Anthroponics is a type of hydroponics system that uses human waste like urine as the source of nutrients for the cultivated plants. In general, the human urine or mixed waste is collected and stored for a period of time, before being applied either directly or passed through a biofilter before reaching the plants. As a form of organic hydroponics, anthroponics combines elements of both hydroponics and aquaponics systems.
While human waste has historically been used as a fertilizer, its use in soiless systems is a recent field or research. The earliest published research on the topic is in 1991 by researcher Guterstam, B., in which the treatment of domestic wastewater by an aquaculture and hydroponic mesocosm is described.
Since then, other researchers have explored both human mixed waste and human urine as nutrient sources for hydroponic cultivation, studying the potential of such waste, comparisons to traditional fertilizers, both in the context of wastewater treatment, agriculture, and even space exploration.
Urine as a fertilizer
The urea in urine naturally converts into ammonia through a process known as ammonia volatilization from urea. This process, which can take between 5 weeks to 6 months, increases the pH of the liquid to 9, thus sterilizing it. The time it takes for this process to occur can be drastically reduced to hours or minutes through the addition of the urease enzyme, which can be synthesized or found in watermelon seeds. The sterilized and volatilized liquid is then passed through a biofilter where nitrifying bacteria convert the ammonia to nitrate, a more plant available form of nitrogen.
Given the constituents of urine and the daily amount produced per person, it is estimated that one human adult could produce almost 3 kg of lettuce from the volume of urine excreted daily. Wood ash has also been used to supplement urine when cultivating cucumbers, as they require more nutrients than those found in urine.

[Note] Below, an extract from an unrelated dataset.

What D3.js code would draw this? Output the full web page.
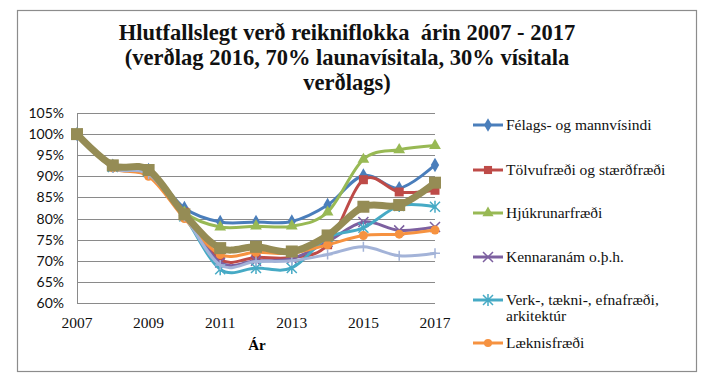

After the biofilter, the water is transported to the hydroponic component where the plants are located, and where they will absorb the nutrients, cleaning the water before it returns to the biofilter. Almost all techniques used in hydroponics and aquaponics are also applicable to anthroponics. These include: Deep water culture, Nutrient film technique, and Media beds.
Urine based solutions in hydroponics research seem to have been developed out of sustainability concerns with current mineral based hydroponic solutions. Mineral based commercial nutrient solutions are resource intensive and energy demanding, while also producing a lot of waste. The activities involved in its production include: mining, ore treatment, chemical processing, and transportation, which result in the required nutrients for the final solution. The whole process requires fossil fuels, electricity, chemicals, and water, while producing the nutrient solution, but also mining waste, greenhouse gases, and wastewater. By comparison, using urine as the nutrient source requires the collection of urine, electricity, some nutrient salts, and water, while producing no waste, limited greenhouse gases, and the final nutrient solution.
Some disadvantages concerning the use of urine as the nutrient source in an hydroponics system include strict laws concerning the use of human waste in food crops, the unpleasant handling and odors produced by human urine, and the release of persistent organic pollutants  and trace metals in human urine.